Pourtant dans son rapport, le Shift Project est très clair sur ses quatre piliers de base. L’un d’eux indique « qu’il faut faire des propositions pragmatiques, opérables dès à présent, de façon à ouvrir un chemin de décarbonation réaliste et cohérent dès aujourd’hui. »

Un autre pilier explique qu’il ne faut pas « reposer sur le pari de la croissance économique (ce qui semble particulièrement adapté à la période), ni sur des évolutions technologiques supposées advenir mais encore non éprouvées. » Ainsi donc la croissance économique, qui a très souvent de bouclier, ne peut plus servir d’argument pour contourner les règles sur la décarbonation. Tout comme le fait que des innovations technologiques devraient arriver. Rappelons qu’Eurocontrol a prévu en avril 2022 que que le nombre de vols augmentera de 44 % d’ici 2050, ce qui le portera à 16 millions par an, contre 11 millions en 2019…

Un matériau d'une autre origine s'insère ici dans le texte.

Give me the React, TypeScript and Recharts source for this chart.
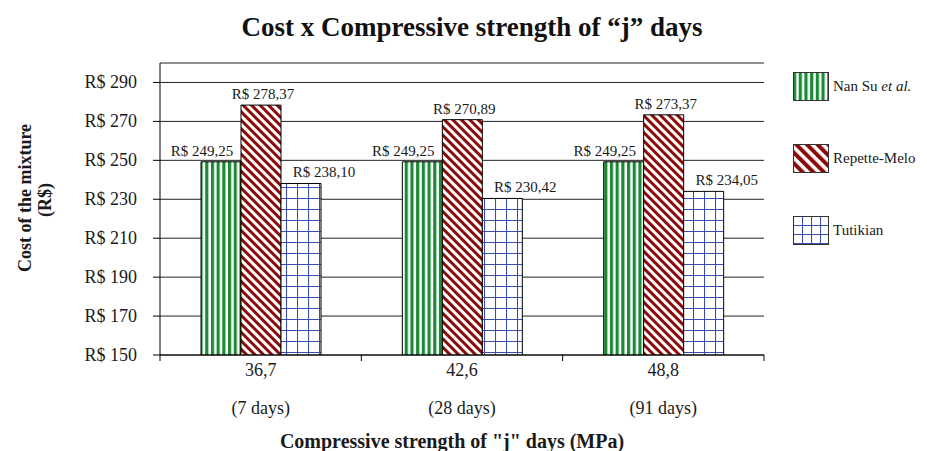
import React from 'react';
import { BarChart, Bar, XAxis, YAxis, CartesianGrid, Legend, LabelList } from 'recharts';

const categories = ['36,7', '42,6', '48,8'];
const ageLabels = ['(7 days)', '(28 days)', '(91 days)'];
const nanSu = [249.25, 249.25, 249.25];
const repetteMelo = [278.37, 270.89, 273.37];
const tutikian = [238.1, 230.42, 234.05];
const yTicks = [150, 170, 190, 210, 230, 250, 270, 290];
const yDomain = [150, 300];

const FONT = "'Liberation Serif', 'Times New Roman', serif";

const data = categories.map((c, i) => ({
  cat: c,
  age: ageLabels[i],
  nanSu: nanSu[i],
  repetteMelo: repetteMelo[i],
  tutikian: tutikian[i],
}));

const fmt = (v: number) => 'R$ ' + v.toFixed(2).replace('.', ',');

const PatternDefs = ({ prefix, big }: { prefix: string; big?: boolean }) => (
  <defs>
    <pattern id={prefix + 'Green'} width="5.7" height="10" patternUnits="userSpaceOnUse">
      <rect width="5.7" height="10" fill="#ffffff" />
      <rect width="3.2" height="10" fill="#1b8a35" />
    </pattern>
    <pattern
      id={prefix + 'Red'}
      width={big ? 7.5 : 6}
      height="10"
      patternUnits="userSpaceOnUse"
      patternTransform="rotate(-45)"
    >
      <rect width={big ? 7.5 : 6} height="10" fill="#ffffff" />
      <rect width={big ? 4 : 3} height="10" fill="#8b0a0a" />
    </pattern>
    <pattern id={prefix + 'Blue'} width={big ? 9 : 11} height={big ? 9 : 11} patternUnits="userSpaceOnUse">
      <rect width={big ? 9 : 11} height={big ? 9 : 11} fill="#ffffff" />
      <path d={big ? 'M0 0.5 H9 M0.5 0 V9' : 'M0 0.5 H11 M0.5 0 V11'} stroke="#3a4db0" strokeWidth="1.1" />
    </pattern>
  </defs>
);

const makeBarLabel = (dx: number) => (props: any) => {
  const { x, y, width, value } = props;
  return (
    <text
      x={Number(x) + Number(width) / 2 + dx}
      y={Number(y) - 11}
      textAnchor="middle"
      dominantBaseline="central"
      style={{ fontFamily: FONT, fontSize: 15 }}
      fill="#1a1a1a"
    >
      {fmt(Number(value))}
    </text>
  );
};

const XTick = (props: any) => {
  const { x, y, payload, index, visibleTicksCount } = props;
  const half = payload && payload.offset ? payload.offset : 100.7;
  const isLast = index === (visibleTicksCount ?? 3) - 1;
  return (
    <g>
      <line x1={x - half} x2={x - half} y1={y} y2={y + 6} stroke="#000" />
      {isLast && <line x1={x + half} x2={x + half} y1={y} y2={y + 6} stroke="#000" />}
      <text x={x} y={y + 15} textAnchor="middle" dominantBaseline="central" style={{ fontFamily: FONT, fontSize: 18 }} fill="#1a1a1a">
        {payload.value}
      </text>
      <text x={x} y={y + 53} textAnchor="middle" dominantBaseline="central" style={{ fontFamily: FONT, fontSize: 18 }} fill="#1a1a1a">
        {ageLabels[index]}
      </text>
    </g>
  );
};

const YTick = (props: any) => {
  const { x, y, payload } = props;
  return (
    <text x={x} y={y} textAnchor="end" dominantBaseline="central" style={{ fontFamily: FONT, fontSize: 18 }} fill="#1a1a1a">
      {'R$ ' + payload.value}
    </text>
  );
};

const YLabel = () => (
  <g>
    <text
      transform="translate(25,198) rotate(-90)"
      textAnchor="middle"
      dominantBaseline="central"
      style={{ fontFamily: FONT, fontSize: 18, fontWeight: 'bold' }}
      fill="#1a1a1a"
    >
      Cost of the mixture
    </text>
    <text
      transform="translate(45,200) rotate(-90)"
      textAnchor="middle"
      dominantBaseline="central"
      style={{ fontFamily: FONT, fontSize: 18, fontWeight: 'bold' }}
      fill="#1a1a1a"
    >
      (R$)
    </text>
  </g>
);

const XLabel = () => (
  <text
    x={452}
    y={441}
    textAnchor="middle"
    dominantBaseline="central"
    style={{ fontFamily: FONT, fontSize: 20, fontWeight: 'bold' }}
    fill="#1a1a1a"
  >
    Compressive strength of "j" days (MPa)
  </text>
);

const legendItems = [
  { key: 'Green', name: 'Nan Su', italic: 'et al.' },
  { key: 'Red', name: 'Repette-Melo', italic: '' },
  { key: 'Blue', name: 'Tutikian', italic: '' },
];

const LegendContent = () => (
  <div style={{ fontFamily: FONT, color: '#1a1a1a' }}>
    {legendItems.map((it, i) => (
      <div key={it.key} style={{ display: 'flex', alignItems: 'center', height: 28, marginBottom: i < 2 ? 44 : 0 }}>
        <svg width={36} height={29} style={{ display: 'block' }}>
          <PatternDefs prefix={'lg' + i} big />
          <rect x={0.5} y={0.5} width={35} height={28} fill={`url(#lg${i}${it.key})`} stroke="#333" />
        </svg>
        <span style={{ marginLeft: 4, fontSize: 15, whiteSpace: 'nowrap' }}>
          {it.name}
          {it.italic && <i> {it.italic}</i>}
        </span>
      </div>
    ))}
  </div>
);

export default function App() {
  return (
    <div style={{ position: 'absolute', left: 0, top: 0, width: 927, height: 451, background: '#fff' }}>
      <div
        style={{
          position: 'absolute',
          left: 0,
          top: 12,
          width: 944,
          textAlign: 'center',
          fontFamily: FONT,
          fontSize: 27,
          fontWeight: 'bold',
          color: '#111',
          lineHeight: '30px',
        }}
      >
        Cost x Compressive strength of “j” days
      </div>
      <BarChart
        width={927}
        height={451}
        data={data}
        margin={{ top: 63, right: 163, left: 0, bottom: 0 }}
        barGap={0}
        barSize={40}
      >
        <PatternDefs prefix="p" />
        <CartesianGrid vertical={false} stroke="#222" strokeOpacity={1} />
        <XAxis
          dataKey="cat"
          height={96}
          interval={0}
          tickLine={false}
          tickSize={0}
          tickMargin={0}
          axisLine={{ stroke: '#000' }}
          tick={<XTick />}
          label={{ content: () => <XLabel /> }}
        />
        <YAxis
          width={160}
          domain={yDomain}
          ticks={yTicks}
          interval={0}
          allowDataOverflow
          tickSize={7}
          tickMargin={16}
          tickLine={{ stroke: '#000' }}
          axisLine={{ stroke: '#000' }}
          tick={<YTick />}
          label={{ content: () => <YLabel /> }}
        />
        <Legend
          layout="vertical"
          align="center"
          verticalAlign="middle"
          content={<LegendContent />}
          wrapperStyle={{ left: 793, top: 72, width: 134 }}
        />
        <Bar dataKey="nanSu" name="Nan Su et al." fill="url(#pGreen)" stroke="#000" strokeWidth={1} isAnimationActive={false}>
          <LabelList dataKey="nanSu" content={makeBarLabel(-19)} />
        </Bar>
        <Bar dataKey="repetteMelo" name="Repette-Melo" fill="url(#pRed)" stroke="#000" strokeWidth={1} isAnimationActive={false}>
          <LabelList dataKey="repetteMelo" content={makeBarLabel(2)} />
        </Bar>
        <Bar dataKey="tutikian" name="Tutikian" fill="url(#pBlue)" stroke="#000" strokeWidth={1} isAnimationActive={false}>
          <LabelList dataKey="tutikian" content={makeBarLabel(23)} />
        </Bar>
      </BarChart>
    </div>
  );
}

Faut-il privilégier l’aérien ?

Enfin la Fnam estime qu’elle devrait avoir des dérogations par rapport à d’autres secteurs. La Fédération ainsi que l’UAF demandent non seulement plus de temps pour répondre aux attentes des Accords de Paris, mais aussi d’y répondre un peu moins que les autres : « Compte tenu des complexités techniques et des investissements nécessaires à la mise au point d’un avion plus sobre énergétiquement ou de nouvelles énergies décarbonées, il apparait comme naturel de différencier, y compris dans le temps, les objectifs de décarbonation entre secteurs. L’efficacité commande de s’attaquer aux secteurs où la décarbonation est la moins coûteuse, ce qui conduit par ailleurs mécaniquement à laisser augmenter la part relative des secteurs où c’est plus difficile, comme l’aviation. »

Rappelons tout de même que le GIEC, dans son dernier rapport (très bien résumé ici) a indiqué qu’ il faut « réussir à inverser la courbe des émissions de gaz à effet de serre d’ici 2025 si l’humanité veut espérer garder une planète ‘vivable' ».